I don't know of any industry where a piece of IP which receives no further royalties and holds no future market value is deliberately kept internal other than cases where the release/proliferation of such information would incur costs.
Seriously? This happens all the time, especially in the games industry. Studios get bought and closed down and their IPs RIP into the aethers, because the new owner corp has too big a dick to swing around, but also pockets too deep to bother with the relatively small IP themselves.
Then there's also big corps like disney with a gigantic backlog of IPs, because they just blanket copyright anything and everything that could be loosely associated with the working title of their new secret project.
People aren't asking for dead game creators to send them the renpy sdk files with all images, they merely want to know the resources used so they can create characters and story in the same universe.
But the point of contention was that "AVN culture" is somehow supposed to be uniquely protectionist. Compare the AVN scene to what nintendo would do, if you released something in the pokemon universe, though.
It's more analogous to if a chef abrubtly quit the business and was unwilling to share his recipes, even though it was absolutely certain those recipes held no specific market value for him. Or a musician unwilling to mention which model guitar and amp he used for a specific track. Are they in the legal right, absolutely. Do they come off as hyper-protectionist and misanthropic, yes.
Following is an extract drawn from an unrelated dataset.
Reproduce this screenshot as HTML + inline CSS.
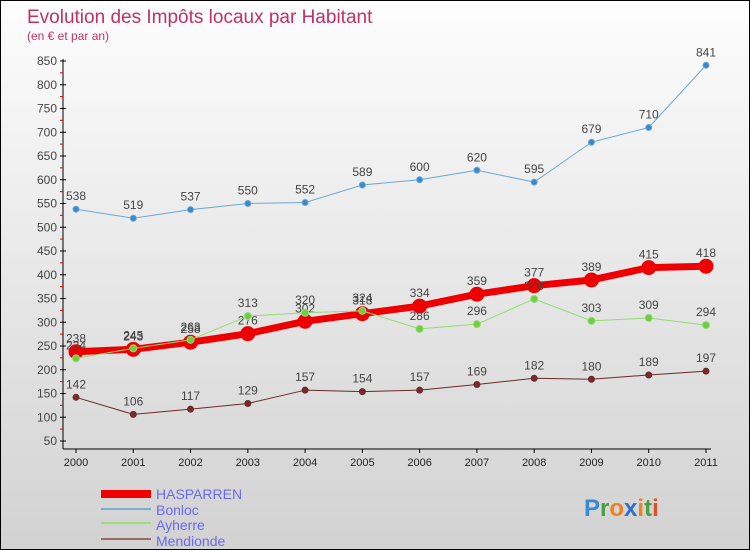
<!DOCTYPE html>
<html><head><meta charset="utf-8"><style>
body{margin:0}
#c{width:750px;height:550px;position:relative;box-sizing:border-box;border:1px solid #000;background:linear-gradient(#fdfdfd,#d2d2d2);font-family:"Liberation Sans",sans-serif;overflow:hidden}
text{font-family:"Liberation Sans",sans-serif}
</style></head><body>
<div id="c">
<svg id="s" width="750" height="550">
<text x="26" y="22" font-size="19" fill="#c0306a">Evolution des Impôts locaux par Habitant</text>
<text x="26" y="39" font-size="12" fill="#c0306a">(en € et par an)</text>
<g id="axes"></g><g id="series"></g>
<g>
<rect x="100" y="489" width="50" height="8" fill="#e00"/>
<text x="155" y="498" font-size="14" fill="#6a6af0">HASPARREN</text>
<rect x="100" y="507" width="50" height="2" fill="#7aaed0"/>
<text x="155" y="514" font-size="14" fill="#6a6af0">Bonloc</text>
<rect x="100" y="521" width="50" height="2" fill="#9de07a"/>
<text x="155" y="529" font-size="14" fill="#6a6af0">Ayherre</text>
<rect x="100" y="537" width="50" height="2" fill="#9a6a6a"/>
<text x="155" y="545" font-size="14" fill="#6a6af0">Mendionde</text>
</g>
<text x="583" y="515" font-size="24" font-weight="bold"><tspan fill="#3a8ad0">P</tspan><tspan fill="#4aa040">r</tspan><tspan fill="#f08020">o</tspan><tspan fill="#2a70d0">x</tspan><tspan fill="#f08020">i</tspan><tspan fill="#4aa040">t</tspan><tspan fill="#e05020">i</tspan></text>
</svg>
</div>
<script>
const years=[2000,2001,2002,2003,2004,2005,2006,2007,2008,2009,2010,2011];
const yTicks=[50,100,150,200,250,300,350,400,450,500,550,600,650,700,750,800,850];
const hasparren=[238,243,258,276,302,318,334,359,377,389,415,418];
const bonloc=[538,519,537,550,552,589,600,620,595,679,710,841];
const ayherre=[224,245,263,313,320,324,286,296,349,303,309,294];
const mendionde=[142,106,117,129,157,154,157,169,182,180,189,197];
const NS='http://www.w3.org/2000/svg';
const X=i=>75+i*(630/11);
const Y=v=>440-(v-50)*(380/800);
function mk(t,a,p){const e=document.createElementNS(NS,t);for(const k in a)e.setAttribute(k,a[k]);p.appendChild(e);return e;}
const ax=document.getElementById('axes');
let l=mk('line',{x1:62,y1:58,x2:62,y2:448,stroke:'#000'},ax);


l=mk('line',{x1:62,y1:448,x2:710,y2:448,stroke:'#000'},ax);


yTicks.forEach((v,i)=>{
 const y=Y(v);
 mk('line',{x1:59,y1:y,x2:65,y2:y,stroke:'#000'},ax);
 if(i<yTicks.length-1) mk('line',{x1:59,y1:y-11.9,x2:62,y2:y-11.9,stroke:'#e00'},ax);
 const t=mk('text',{x:56,y:y+4,'font-size':12,fill:'#444','text-anchor':'end'},ax);
 t.textContent=v;
 
 
});
years.forEach((yr,i)=>{
 const x=X(i);
 mk('line',{x1:x,y1:448,x2:x,y2:452,stroke:'#000'},ax);
 const t=mk('text',{x:x,y:465,'font-size':11,fill:'#222','text-anchor':'middle'},ax);
 t.textContent=yr;
 
 
});
const sg=document.getElementById('series');
function draw(data,name,color,w,r,fill){
 const g=mk('g',{},sg);
 
 
 const p=mk('polyline',{points:data.map((v,i)=>X(i)+','+Y(v)).join(' '),fill:'none',stroke:color,'stroke-width':w,'stroke-linejoin':'round'},g);
 
 
 data.forEach((v,i)=>{
  const c=mk('circle',{cx:X(i),cy:Y(v),r:r,fill:fill,stroke:color,'stroke-width':1},g);
  
  
  const t=mk('text',{x:X(i),y:Y(v)-9,'font-size':12,fill:'#444','text-anchor':'middle'},g);
  t.textContent=v;
  
  
 });
}
draw(mendionde,'mendionde','#6a2a2a',1,3,'#7a2a2a');
draw(bonloc,'bonloc','#6aa8d8',1,3,'#3a88c8');
draw(hasparren,'hasparren','#ee0000',7,7,'#ee0000');
draw(ayherre,'ayherre','#90dd70',1,3.5,'#70cc40');
</script>
</body></html>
I mean, I agree with you. AVN devs certainly aren't over-relying on Daz for artistic integrity. They probably aren't even in their legal right to protect their assets, which a majority of them just leave stock (like this vampire girl that's in every second non-vampire AVN of the last year or so, where most of the time they don't even bother removing her fangs).
But still the question is what makes AVN culture hyper-protectionist? I don't think a few grumpy pirates going "Hey, I know that landlady from that other game." somehow counts as protection.